The story of how, after spending the thirties as a truck-driver in New Iberia, he was contacted by a group of enthusiasts is one of the great jazz legends, losing comparatively little from being substantially true. The basic elements of the band heard on this CD were recruited for his first session for the Jazz Man label on 11 June 1942. It has often been insinuated that he was in some way saddled with George Lewis and the others through the romantic notions of his backers, but it appears that he himself originally suggested Lewis, who had worked with him in Evan Thomas’s band in 1931, shortly before his effective retirement from professional music.

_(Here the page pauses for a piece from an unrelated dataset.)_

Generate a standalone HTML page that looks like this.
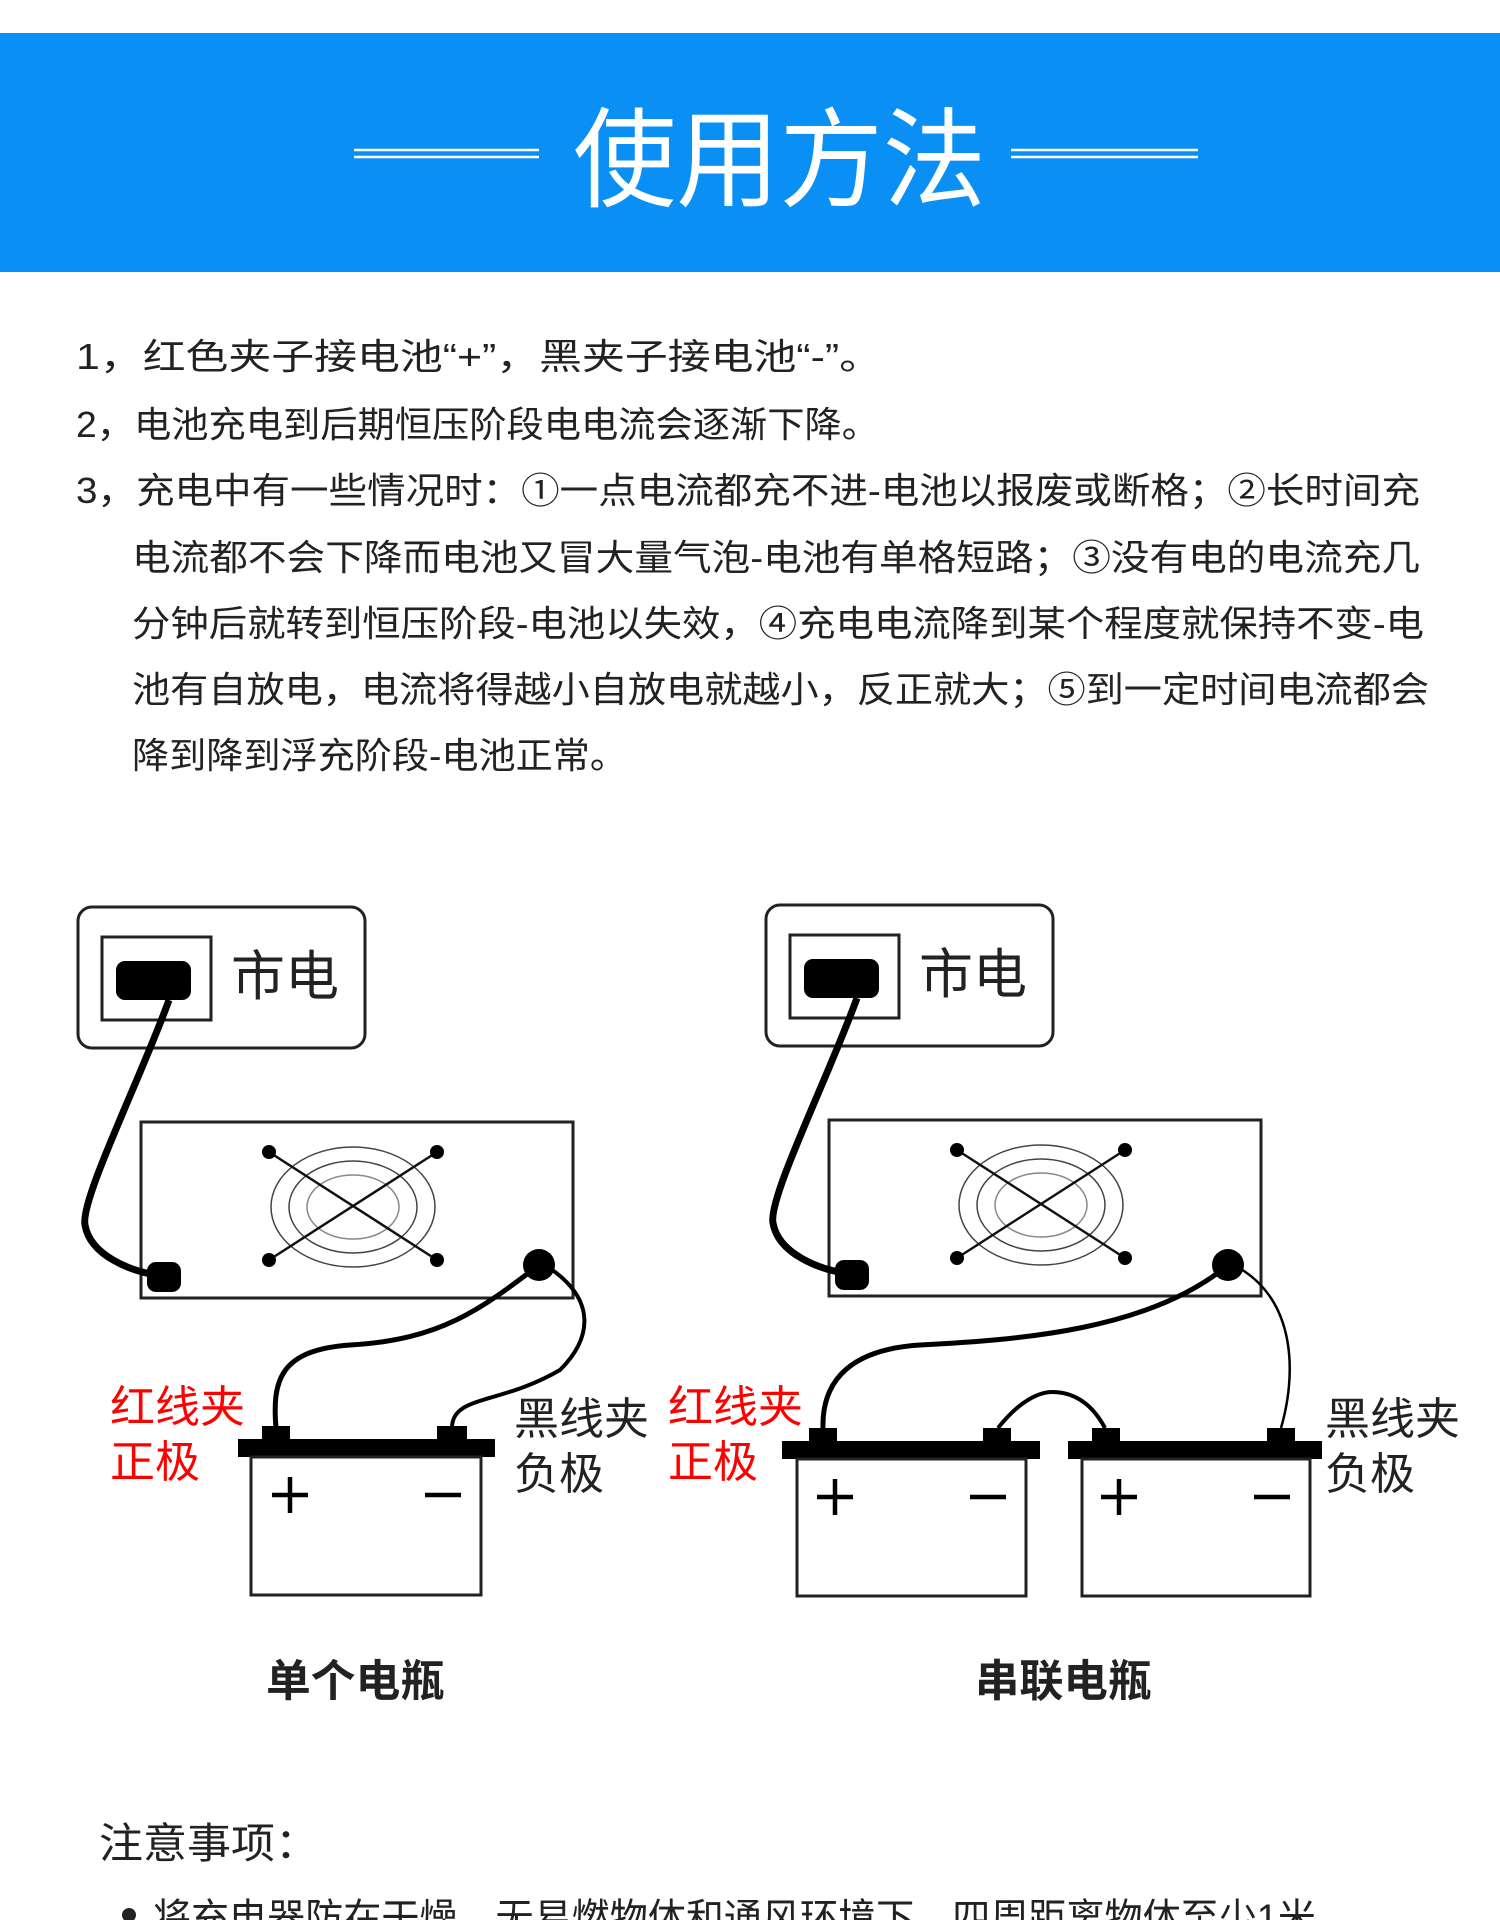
<!DOCTYPE html>
<html><head><meta charset="utf-8"><style>
html,body{margin:0;padding:0;background:#fff;width:1500px;height:1920px;overflow:hidden}
svg{display:block}
text{font-family:"Liberation Sans","Noto Sans CJK SC",sans-serif}
</style></head><body>
<svg width="1500" height="1920" viewBox="0 0 1500 1920" xmlns="http://www.w3.org/2000/svg">
<rect x="0" y="33" width="1500" height="239" fill="#0a90f5"/>
<g stroke="#fff" stroke-width="2.5">
<line x1="354" y1="150" x2="539" y2="150"/><line x1="354" y1="157" x2="539" y2="157"/>
<line x1="1011" y1="150" x2="1198" y2="150"/><line x1="1011" y1="157" x2="1198" y2="157"/>
</g>
<text x="573" y="198" font-size="108" fill="#fff" textLength="413" lengthAdjust="spacingAndGlyphs">使用方法</text>

<g font-size="36" fill="#222" lengthAdjust="spacingAndGlyphs">
<text x="76" y="369" textLength="806" lengthAdjust="spacingAndGlyphs">1，红色夹子接电池“+”，黑夹子接电池“-”。</text>
<text x="76" y="437" textLength="803" lengthAdjust="spacingAndGlyphs">2，电池充电到后期恒压阶段电电流会逐渐下降。</text>
<text x="76" y="503" textLength="1344" lengthAdjust="spacingAndGlyphs">3，充电中有一些情况时：①一点电流都充不进-电池以报废或断格；②长时间充</text>
<text x="132" y="570" textLength="1288" lengthAdjust="spacingAndGlyphs">电流都不会下降而电池又冒大量气泡-电池有单格短路；③没有电的电流充几</text>
<text x="132" y="636" textLength="1292" lengthAdjust="spacingAndGlyphs">分钟后就转到恒压阶段-电池以失效，④充电电流降到某个程度就保持不变-电</text>
<text x="132" y="702" textLength="1297" lengthAdjust="spacingAndGlyphs">池有自放电，电流将得越小自放电就越小，反正就大；⑤到一定时间电流都会</text>
<text x="132" y="768" textLength="495" lengthAdjust="spacingAndGlyphs">降到降到浮充阶段-电池正常。</text>
</g>

<!-- LEFT DIAGRAM -->
<g id="L">
<rect x="78" y="907" width="287" height="141" rx="14" fill="none" stroke="#222" stroke-width="3"/>
<rect x="102" y="937" width="109" height="83" fill="none" stroke="#222" stroke-width="3"/>
<rect x="116" y="961" width="75" height="39" rx="9" fill="#000"/>
<text x="231" y="995" font-size="54" fill="#222">市电</text>
<rect x="141" y="1122" width="432" height="176" fill="none" stroke="#222" stroke-width="3"/>
<g fill="none" stroke="#444" stroke-width="1.5">
<ellipse cx="353" cy="1207" rx="82" ry="60"/>
<ellipse cx="353" cy="1207" rx="64" ry="46"/>
<ellipse cx="353" cy="1207" rx="46" ry="32" stroke="#888"/>
</g>
<g stroke="#111" stroke-width="2.5"><line x1="269" y1="1152" x2="437" y2="1260"/><line x1="437" y1="1152" x2="269" y2="1260"/></g>
<g fill="#000"><circle cx="269" cy="1152" r="7"/><circle cx="437" cy="1152" r="7"/><circle cx="269" cy="1260" r="7"/><circle cx="437" cy="1260" r="7"/></g>
<path d="M169 1000 C140 1080 80 1200 85 1225 C90 1255 130 1272 163 1276" fill="none" stroke="#000" stroke-width="7"/>
<rect x="147" y="1262" width="34" height="30" rx="9" fill="#000"/>
<circle cx="539" cy="1265" r="16" fill="#000"/>
<path d="M539 1265 C480 1310 440 1340 350 1345 C280 1350 272 1380 276 1428" fill="none" stroke="#000" stroke-width="5"/>
<path d="M545 1265 C600 1300 590 1340 560 1370 C500 1405 452 1395 452 1428" fill="none" stroke="#000" stroke-width="4"/>
<rect x="238" y="1439" width="257" height="18" fill="#000"/>
<rect x="262" y="1426" width="28" height="15" fill="#000"/>
<rect x="437" y="1426" width="30" height="15" fill="#000"/>
<rect x="251" y="1457" width="230" height="138" fill="none" stroke="#222" stroke-width="3"/>
<g stroke="#000" stroke-width="4.5"><line x1="272" y1="1495" x2="308" y2="1495"/><line x1="290" y1="1477" x2="290" y2="1513"/><line x1="425" y1="1495" x2="461" y2="1495"/></g>
</g>
<g font-size="44">
<text x="110" y="1422" fill="#f00" textLength="135" lengthAdjust="spacingAndGlyphs">红线夹</text>
<text x="110" y="1477" fill="#f00" textLength="90" lengthAdjust="spacingAndGlyphs">正极</text>
<text x="514" y="1434" fill="#222" textLength="135" lengthAdjust="spacingAndGlyphs">黑线夹</text>
<text x="514" y="1489" fill="#222" textLength="90" lengthAdjust="spacingAndGlyphs">负极</text>
<text x="266" y="1696" fill="#222" font-weight="bold" textLength="179" lengthAdjust="spacingAndGlyphs">单个电瓶</text>
</g>

<!-- RIGHT DIAGRAM -->
<g transform="translate(688,-2)">
<rect x="78" y="907" width="287" height="141" rx="14" fill="none" stroke="#222" stroke-width="3"/>
<rect x="102" y="937" width="109" height="83" fill="none" stroke="#222" stroke-width="3"/>
<rect x="116" y="961" width="75" height="39" rx="9" fill="#000"/>
<text x="231" y="995" font-size="54" fill="#222">市电</text>
<rect x="141" y="1122" width="432" height="176" fill="none" stroke="#222" stroke-width="3"/>
<g fill="none" stroke="#444" stroke-width="1.5">
<ellipse cx="353" cy="1207" rx="82" ry="60"/>
<ellipse cx="353" cy="1207" rx="64" ry="46"/>
<ellipse cx="353" cy="1207" rx="46" ry="32" stroke="#888"/>
</g>
<g stroke="#111" stroke-width="2.5"><line x1="269" y1="1152" x2="437" y2="1260"/><line x1="437" y1="1152" x2="269" y2="1260"/></g>
<g fill="#000"><circle cx="269" cy="1152" r="7"/><circle cx="437" cy="1152" r="7"/><circle cx="269" cy="1260" r="7"/><circle cx="437" cy="1260" r="7"/></g>
<path d="M169 1000 C140 1080 80 1200 85 1225 C90 1255 130 1272 163 1276" fill="none" stroke="#000" stroke-width="7"/>
<rect x="147" y="1262" width="34" height="30" rx="9" fill="#000"/>
<circle cx="540" cy="1267" r="16" fill="#000"/>
</g>
<path d="M1228 1265 C1150 1330 1020 1340 920 1345 C840 1350 822 1390 823 1428" fill="none" stroke="#000" stroke-width="5"/>
<path d="M1234 1265 C1300 1300 1295 1380 1281 1428" fill="none" stroke="#000" stroke-width="2.5"/>
<path d="M998 1428 C1020 1400 1040 1392 1052 1392 C1070 1392 1090 1400 1105 1428" fill="none" stroke="#000" stroke-width="4"/>
<rect x="782" y="1441" width="258" height="18" fill="#000"/>
<rect x="809" y="1428" width="28" height="15" fill="#000"/>
<rect x="983" y="1428" width="28" height="15" fill="#000"/>
<rect x="797" y="1459" width="229" height="137" fill="none" stroke="#222" stroke-width="3"/>
<rect x="1068" y="1441" width="254" height="18" fill="#000"/>
<rect x="1092" y="1428" width="28" height="15" fill="#000"/>
<rect x="1267" y="1428" width="28" height="15" fill="#000"/>
<rect x="1082" y="1459" width="228" height="137" fill="none" stroke="#222" stroke-width="3"/>
<g stroke="#000" stroke-width="4.5">
<line x1="817" y1="1497" x2="853" y2="1497"/><line x1="835" y1="1479" x2="835" y2="1515"/><line x1="970" y1="1497" x2="1006" y2="1497"/>
<line x1="1101" y1="1497" x2="1137" y2="1497"/><line x1="1119" y1="1479" x2="1119" y2="1515"/><line x1="1254" y1="1497" x2="1290" y2="1497"/>
</g>
<g font-size="44">
<text x="668" y="1422" fill="#f00" textLength="135" lengthAdjust="spacingAndGlyphs">红线夹</text>
<text x="668" y="1477" fill="#f00" textLength="90" lengthAdjust="spacingAndGlyphs">正极</text>
<text x="1325" y="1434" fill="#222" textLength="135" lengthAdjust="spacingAndGlyphs">黑线夹</text>
<text x="1325" y="1489" fill="#222" textLength="90" lengthAdjust="spacingAndGlyphs">负极</text>
<text x="975" y="1696" fill="#222" font-weight="bold" textLength="177" lengthAdjust="spacingAndGlyphs">串联电瓶</text>
</g>

<text x="99" y="1858" font-size="42" fill="#222" textLength="220" lengthAdjust="spacingAndGlyphs">注意事项：</text>
<circle cx="129" cy="1915" r="7" fill="#222"/>
<text x="153" y="1932" font-size="40" fill="#222" textLength="1163" lengthAdjust="spacingAndGlyphs">将充电器防在干燥，无易燃物体和通风环境下，四周距离物体至少1米</text>
</svg>
</body></html>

Three members of the band heard here were recruited on this occasion. Lewis, at nearly 42 years of age, had not previously recorded. Trombonist Jim Robinson, born in Deer Range, La., in 1892, was a veteran of the justly revered Sam Morgan sessions of 1927, and had also been a member of Kid Rena’s band when it made the first recordings of the New Orleans renaissance in 1940. Banjoist Lawrence Marrero, a few months younger than Lewis, was Lewis’s regular banjo player. These associations continued through the long series of recordings for Bill Russell’s American Music label. For these, drummer Warren “Baby” Dodds was recruited by Russell and brought down from Chicago. Perhaps the greatest traditional-jazz drummer, he had had wider public exposure and was already well known to record collectors and enthusiasts. Bassist Alcide “Slow Drag” Pavageau was a regular associate of Lewis’s.